-- Begin Input records --
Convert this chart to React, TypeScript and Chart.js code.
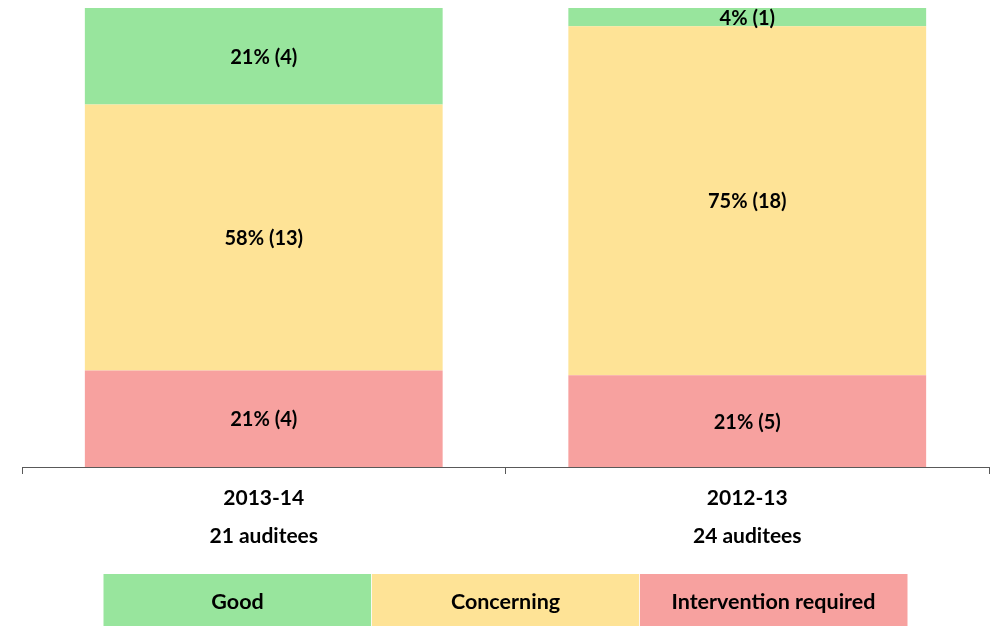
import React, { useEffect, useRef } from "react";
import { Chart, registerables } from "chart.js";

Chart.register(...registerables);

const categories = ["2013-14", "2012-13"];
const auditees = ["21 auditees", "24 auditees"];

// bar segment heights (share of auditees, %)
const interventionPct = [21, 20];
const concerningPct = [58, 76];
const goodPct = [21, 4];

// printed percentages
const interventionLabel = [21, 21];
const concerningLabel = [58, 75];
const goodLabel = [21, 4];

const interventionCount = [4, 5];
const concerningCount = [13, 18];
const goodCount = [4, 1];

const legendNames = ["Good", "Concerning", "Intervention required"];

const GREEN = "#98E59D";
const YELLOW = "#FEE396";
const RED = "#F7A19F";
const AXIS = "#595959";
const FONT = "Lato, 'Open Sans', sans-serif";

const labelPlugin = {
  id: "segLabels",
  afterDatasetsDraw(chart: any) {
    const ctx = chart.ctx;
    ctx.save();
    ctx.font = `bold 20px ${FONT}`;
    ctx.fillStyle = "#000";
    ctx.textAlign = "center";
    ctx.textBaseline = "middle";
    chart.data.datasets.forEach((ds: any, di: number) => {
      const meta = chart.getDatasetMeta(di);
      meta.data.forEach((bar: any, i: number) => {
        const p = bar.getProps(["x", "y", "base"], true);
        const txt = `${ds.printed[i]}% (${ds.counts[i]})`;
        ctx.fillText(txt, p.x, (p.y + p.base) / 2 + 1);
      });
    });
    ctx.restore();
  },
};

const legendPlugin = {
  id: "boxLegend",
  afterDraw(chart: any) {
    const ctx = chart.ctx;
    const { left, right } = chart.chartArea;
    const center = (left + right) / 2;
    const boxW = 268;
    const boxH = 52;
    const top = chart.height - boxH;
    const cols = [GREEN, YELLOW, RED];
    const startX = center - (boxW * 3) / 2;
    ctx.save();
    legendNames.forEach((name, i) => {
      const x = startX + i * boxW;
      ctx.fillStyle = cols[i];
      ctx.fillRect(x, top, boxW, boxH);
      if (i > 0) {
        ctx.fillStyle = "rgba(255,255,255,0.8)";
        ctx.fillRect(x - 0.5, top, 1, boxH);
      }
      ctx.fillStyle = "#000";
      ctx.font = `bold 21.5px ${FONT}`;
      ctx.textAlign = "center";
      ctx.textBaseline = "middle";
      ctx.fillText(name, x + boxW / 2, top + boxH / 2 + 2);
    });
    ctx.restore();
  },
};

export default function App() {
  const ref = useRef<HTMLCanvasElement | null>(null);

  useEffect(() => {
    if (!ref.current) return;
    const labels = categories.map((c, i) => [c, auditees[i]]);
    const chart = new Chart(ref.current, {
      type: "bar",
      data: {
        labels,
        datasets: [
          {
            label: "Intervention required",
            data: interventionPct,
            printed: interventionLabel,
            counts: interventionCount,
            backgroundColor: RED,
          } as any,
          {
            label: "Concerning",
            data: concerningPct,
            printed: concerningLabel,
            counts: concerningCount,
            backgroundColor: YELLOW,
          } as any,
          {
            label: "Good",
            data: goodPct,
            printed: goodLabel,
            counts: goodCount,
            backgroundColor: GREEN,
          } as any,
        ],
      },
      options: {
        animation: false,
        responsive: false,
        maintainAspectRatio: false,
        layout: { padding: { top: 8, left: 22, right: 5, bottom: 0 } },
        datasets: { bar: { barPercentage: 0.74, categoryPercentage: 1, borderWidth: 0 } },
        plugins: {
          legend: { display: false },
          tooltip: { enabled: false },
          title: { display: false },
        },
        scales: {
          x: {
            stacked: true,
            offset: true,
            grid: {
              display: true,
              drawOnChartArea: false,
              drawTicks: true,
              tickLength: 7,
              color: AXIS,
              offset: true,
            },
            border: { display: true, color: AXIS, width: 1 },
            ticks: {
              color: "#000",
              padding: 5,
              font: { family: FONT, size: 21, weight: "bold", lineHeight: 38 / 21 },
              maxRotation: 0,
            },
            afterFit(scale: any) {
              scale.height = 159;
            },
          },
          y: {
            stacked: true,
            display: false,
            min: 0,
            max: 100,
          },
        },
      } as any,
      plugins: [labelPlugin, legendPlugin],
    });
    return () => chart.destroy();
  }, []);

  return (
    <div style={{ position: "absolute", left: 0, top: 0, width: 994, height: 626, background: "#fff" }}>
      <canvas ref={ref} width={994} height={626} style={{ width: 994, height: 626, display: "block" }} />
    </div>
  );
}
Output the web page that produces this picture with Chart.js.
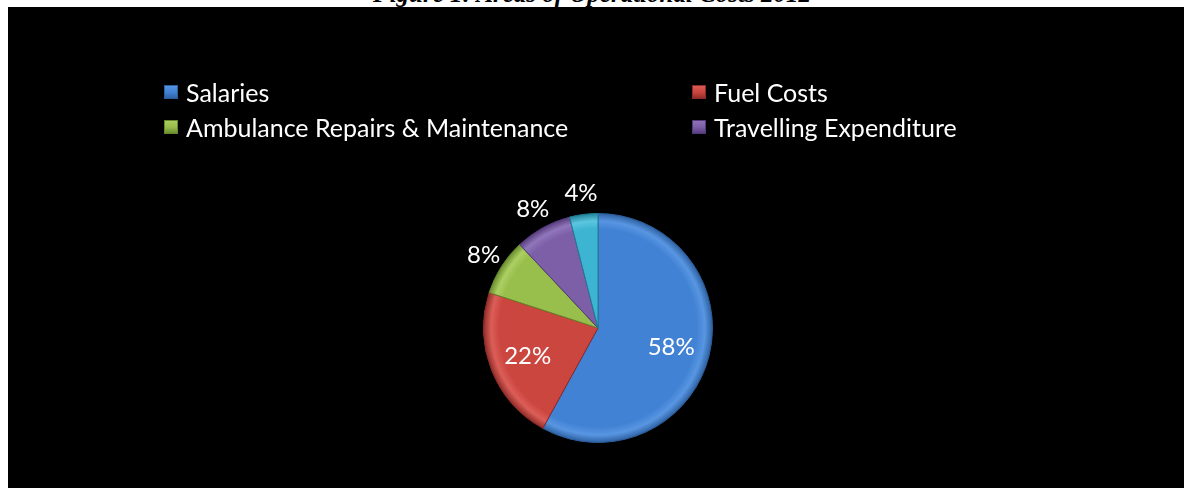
-- End Input records --
▶ [Task objective]
Copy out each record shown above without alteration, skipping any picture.

▶ [Result for this task]
Convert this chart to React, TypeScript and Chart.js code.
import React, { useEffect, useRef } from "react";
import { Chart, registerables } from "chart.js";

Chart.register(...registerables);

const categories = ["2013-14", "2012-13"];
const auditees = ["21 auditees", "24 auditees"];

// bar segment heights (share of auditees, %)
const interventionPct = [21, 20];
const concerningPct = [58, 76];
const goodPct = [21, 4];

// printed percentages
const interventionLabel = [21, 21];
const concerningLabel = [58, 75];
const goodLabel = [21, 4];

const interventionCount = [4, 5];
const concerningCount = [13, 18];
const goodCount = [4, 1];

const legendNames = ["Good", "Concerning", "Intervention required"];

const GREEN = "#98E59D";
const YELLOW = "#FEE396";
const RED = "#F7A19F";
const AXIS = "#595959";
const FONT = "Lato, 'Open Sans', sans-serif";

const labelPlugin = {
  id: "segLabels",
  afterDatasetsDraw(chart: any) {
    const ctx = chart.ctx;
    ctx.save();
    ctx.font = `bold 20px ${FONT}`;
    ctx.fillStyle = "#000";
    ctx.textAlign = "center";
    ctx.textBaseline = "middle";
    chart.data.datasets.forEach((ds: any, di: number) => {
      const meta = chart.getDatasetMeta(di);
      meta.data.forEach((bar: any, i: number) => {
        const p = bar.getProps(["x", "y", "base"], true);
        const txt = `${ds.printed[i]}% (${ds.counts[i]})`;
        ctx.fillText(txt, p.x, (p.y + p.base) / 2 + 1);
      });
    });
    ctx.restore();
  },
};

const legendPlugin = {
  id: "boxLegend",
  afterDraw(chart: any) {
    const ctx = chart.ctx;
    const { left, right } = chart.chartArea;
    const center = (left + right) / 2;
    const boxW = 268;
    const boxH = 52;
    const top = chart.height - boxH;
    const cols = [GREEN, YELLOW, RED];
    const startX = center - (boxW * 3) / 2;
    ctx.save();
    legendNames.forEach((name, i) => {
      const x = startX + i * boxW;
      ctx.fillStyle = cols[i];
      ctx.fillRect(x, top, boxW, boxH);
      if (i > 0) {
        ctx.fillStyle = "rgba(255,255,255,0.8)";
        ctx.fillRect(x - 0.5, top, 1, boxH);
      }
      ctx.fillStyle = "#000";
      ctx.font = `bold 21.5px ${FONT}`;
      ctx.textAlign = "center";
      ctx.textBaseline = "middle";
      ctx.fillText(name, x + boxW / 2, top + boxH / 2 + 2);
    });
    ctx.restore();
  },
};

export default function App() {
  const ref = useRef<HTMLCanvasElement | null>(null);

  useEffect(() => {
    if (!ref.current) return;
    const labels = categories.map((c, i) => [c, auditees[i]]);
    const chart = new Chart(ref.current, {
      type: "bar",
      data: {
        labels,
        datasets: [
          {
            label: "Intervention required",
            data: interventionPct,
            printed: interventionLabel,
            counts: interventionCount,
            backgroundColor: RED,
          } as any,
          {
            label: "Concerning",
            data: concerningPct,
            printed: concerningLabel,
            counts: concerningCount,
            backgroundColor: YELLOW,
          } as any,
          {
            label: "Good",
            data: goodPct,
            printed: goodLabel,
            counts: goodCount,
            backgroundColor: GREEN,
          } as any,
        ],
      },
      options: {
        animation: false,
        responsive: false,
        maintainAspectRatio: false,
        layout: { padding: { top: 8, left: 22, right: 5, bottom: 0 } },
        datasets: { bar: { barPercentage: 0.74, categoryPercentage: 1, borderWidth: 0 } },
        plugins: {
          legend: { display: false },
          tooltip: { enabled: false },
          title: { display: false },
        },
        scales: {
          x: {
            stacked: true,
            offset: true,
            grid: {
              display: true,
              drawOnChartArea: false,
              drawTicks: true,
              tickLength: 7,
              color: AXIS,
              offset: true,
            },
            border: { display: true, color: AXIS, width: 1 },
            ticks: {
              color: "#000",
              padding: 5,
              font: { family: FONT, size: 21, weight: "bold", lineHeight: 38 / 21 },
              maxRotation: 0,
            },
            afterFit(scale: any) {
              scale.height = 159;
            },
          },
          y: {
            stacked: true,
            display: false,
            min: 0,
            max: 100,
          },
        },
      } as any,
      plugins: [labelPlugin, legendPlugin],
    });
    return () => chart.destroy();
  }, []);

  return (
    <div style={{ position: "absolute", left: 0, top: 0, width: 994, height: 626, background: "#fff" }}>
      <canvas ref={ref} width={994} height={626} style={{ width: 994, height: 626, display: "block" }} />
    </div>
  );
}
Output the web page that produces this picture with Chart.js.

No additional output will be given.